CrisiSense-RAG: Crisis Sensing Multimodal Retrieval-Augmented Generation for Rapid Disaster Impact Assessment
Yiming Xiao, Kai Yin, Ali Mostafavi
TL;DR
CrisiSense-RAG addresses the challenge of rapid, spatially resolved disaster impact assessment amid temporally asynchronous data by introducing a split-pipeline multimodal retrieval-augmented generation framework. By separating Text Analyst and Visual Analyst reasoning and employing asynchronous fusion, it prioritizes real-time social reports for flood extent while treating post-event imagery as persistent evidence of damage, all under metric-aligned generation. Zero-shot evaluation on Hurricane Harvey across three foundation-model backends shows competitive flood-extent and damage predictions (e.g., Extent MAE from $10.94\%$ to $28.40\%$, Damage MAE from $16.47\%$ to $21.65\%$), with prompt engineering contributing up to $4.75$ percentage points improvement.

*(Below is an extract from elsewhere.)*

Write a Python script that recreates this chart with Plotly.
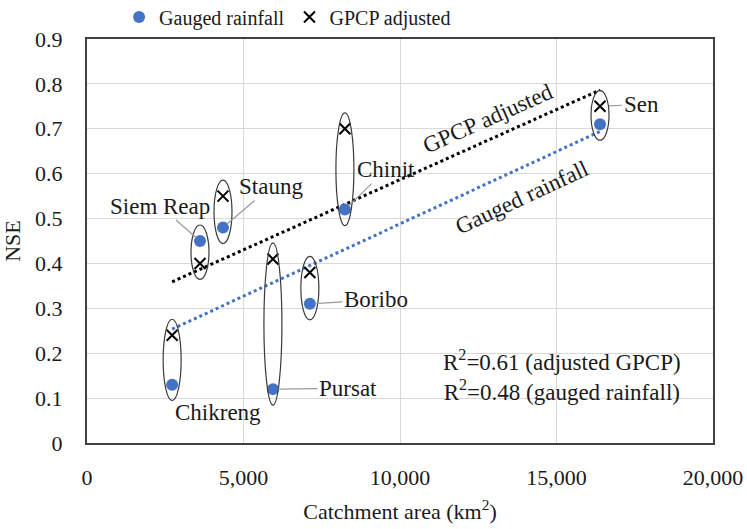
import numpy as np
import plotly.graph_objects as go

# ---- data ----
catchments = ["Siem Reap", "Staung", "Chinit", "Pursat", "Boribo", "Chikreng", "Sen"]
area_km2 = [3610, 4345, 8240, 5940, 7120, 2720, 16390]
nse_gauged = [0.45, 0.48, 0.52, 0.12, 0.31, 0.13, 0.71]
nse_gpcp = [0.40, 0.55, 0.70, 0.41, 0.38, 0.24, 0.75]

x_ticks = [0, 5000, 10000, 15000, 20000]
y_ticks = [0, 0.1, 0.2, 0.3, 0.4, 0.5, 0.6, 0.7, 0.8, 0.9]

# label offsets (pixels) relative to the point: (ax, ay, with_leader, anchor series)
label_offsets = {
    "Siem Reap": (-40, -35, True, "g"),
    "Staung": (48, -41, True, "g"),
    "Chinit": (41, -40, True, "g"),
    "Pursat": (75, -1, True, "g"),
    "Boribo": (66, -4, True, "g"),
    "Chikreng": (46, -28, False, "g"),
    "Sen": (41, -2, True, "p"),
}

FONT = "Liberation Serif, Times New Roman, serif"
BLUE = "#4472C4"
TXT = "#1a1a1a"
FS = 23

x = np.array(area_km2, dtype=float)
yg = np.array(nse_gauged)
yp = np.array(nse_gpcp)

fig = go.Figure()

# trend lines (least-squares fits)
xs = np.array([x.min(), x.max()])
pg = np.polyfit(x, yg, 1)
pp = np.polyfit(x, yp, 1)
fig.add_trace(go.Scatter(x=xs, y=np.polyval(pp, xs), mode="lines",
                         line=dict(color="black", width=3, dash="dot"),
                         showlegend=False, hoverinfo="skip"))
fig.add_trace(go.Scatter(x=xs, y=np.polyval(pg, xs), mode="lines",
                         line=dict(color=BLUE, width=3, dash="dot"),
                         showlegend=False, hoverinfo="skip"))

fig.add_trace(go.Scatter(x=x, y=yg, mode="markers", name="Gauged rainfall",
                         marker=dict(color=BLUE, size=12, symbol="circle")))
fig.add_trace(go.Scatter(x=x, y=yp, mode="markers", name="GPCP adjusted",
                         marker=dict(color="black", size=11, symbol="x-thin",
                                     line=dict(color="black", width=2))))

# ellipses around each pair (computed from data)
px_per_x = 626 / 20000.0
px_per_y = 404 / 0.9
half_w = 9 / px_per_x
pad = 16 / px_per_y
for xi, a, b in zip(x, yg, yp):
    fig.add_shape(type="circle", xref="x", yref="y",
                  x0=xi - half_w, x1=xi + half_w,
                  y0=min(a, b) - pad, y1=max(a, b) + pad,
                  line=dict(color="#3a3a3a", width=1.2), layer="above")

# catchment labels
for name, xi, a, b in zip(catchments, x, yg, yp):
    ax, ay, leader, which = label_offsets[name]
    yy = a if which == "g" else b
    if leader:
        fig.add_annotation(x=xi, y=yy, text=name, showarrow=True, arrowhead=0,
                           arrowwidth=1.2, arrowcolor="#9a9a9a", ax=ax, ay=ay,
                           standoff=9 if name == "Sen" else 5,
                           font=dict(family=FONT, size=FS, color=TXT))
    else:
        fig.add_annotation(x=xi, y=yy, text=name, showarrow=False,
                           xshift=ax, yshift=ay,
                           font=dict(family=FONT, size=FS, color=TXT))

# trend line labels
xl_p = 12810
fig.add_annotation(x=xl_p, y=np.polyval(pp, xl_p), yshift=22, text="GPCP adjusted",
                   showarrow=False, textangle=-24,
                   font=dict(family=FONT, size=FS, color=TXT))
xl_g = 13900
fig.add_annotation(x=xl_g, y=np.polyval(pg, xl_g), yshift=-30, text="Gauged rainfall",
                   showarrow=False, textangle=-25,
                   font=dict(family=FONT, size=FS, color=TXT))

# R² text
fig.add_annotation(xref="paper", yref="paper", x=0.952, y=0.09, xanchor="right",
                   yanchor="bottom", align="center", showarrow=False,
                   text="R<sup>2</sup>=0.61 (adjusted GPCP)<br>R<sup>2</sup>=0.48 (gauged rainfall)",
                   font=dict(family=FONT, size=FS, color=TXT))

fig.update_layout(
    width=747, height=529,
    margin=dict(l=87, r=34, t=39, b=86, autoexpand=False),
    paper_bgcolor="white", plot_bgcolor="white",
    font=dict(family=FONT, size=22, color=TXT),
    legend=dict(orientation="h", xref="container", yref="container",
                x=0.385, xanchor="center", y=0.968, yanchor="middle",
                font=dict(family=FONT, size=20, color=TXT), itemwidth=30,
                bgcolor="rgba(0,0,0,0)"),
    xaxis=dict(range=[0, 20000], tickvals=x_ticks, tickformat=",", showgrid=True,
               gridcolor="#d9d9d9", gridwidth=1, zeroline=False, showline=True,
               linecolor="#404040", linewidth=2, mirror=True, ticks="",
               automargin=False,
               ticklabelstandoff=14, tickfont=dict(family=FONT, size=22, color=TXT),
               title=dict(text="Catchment area (km<sup>2</sup>)", standoff=14,
                          font=dict(family=FONT, size=22, color=TXT))),
    yaxis=dict(range=[0, 0.9], tickvals=y_ticks, showgrid=True,
               gridcolor="#d9d9d9", gridwidth=1, zeroline=False, showline=True,
               linecolor="#404040", linewidth=2, mirror=True, ticks="",
               automargin=False,
               ticklabelstandoff=18, tickfont=dict(family=FONT, size=22, color=TXT),
               title=dict(text="NSE", standoff=8,
                          font=dict(family=FONT, size=22, color=TXT))),
)

fig.write_html("out.html")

The work demonstrates that general-purpose pretrained models can deliver practical, auditable resilience intelligence without event-specific fine-tuning, offering a deployable pathway for emergency management under real-world data constraints, while also outlining limitations and directions for future multi-hazard extensions and uncertainty quantification.
Abstract
Timely and spatially resolved disaster impact assessment is essential for effective emergency response. However, automated methods typically struggle with temporal asynchrony. Real-time human reports capture peak hazard conditions while high-resolution satellite imagery is frequently acquired after peak conditions. This often reflects flood recession rather than maximum extent. Naive fusion of these misaligned streams can yield dangerous underestimates when post-event imagery overrides documented peak flooding. We present CrisiSense-RAG, which is a multimodal retrieval-augmented generation framework that reframes impact assessment as evidence synthesis over heterogeneous data sources without disaster-specific fine-tuning. The system employs hybrid dense-sparse retrieval for text sources and CLIP-based retrieval for aerial imagery. A split-pipeline architecture feeds into asynchronous fusion logic that prioritizes real-time social evidence for peak flood extent while treating imagery as persistent evidence of structural damage. Evaluated on Hurricane Harvey across 207 ZIP-code queries, the framework achieves a flood extent MAE of 10.94% to 28.40% and damage severity MAE of 16.47% to 21.65% in zero-shot settings. Prompt-level alignment proves critical for quantitative validity because metric grounding improves damage estimates by up to 4.75 percentage points. These results demonstrate a practical and deployable approach to rapid resilience intelligence under real-world data constraints.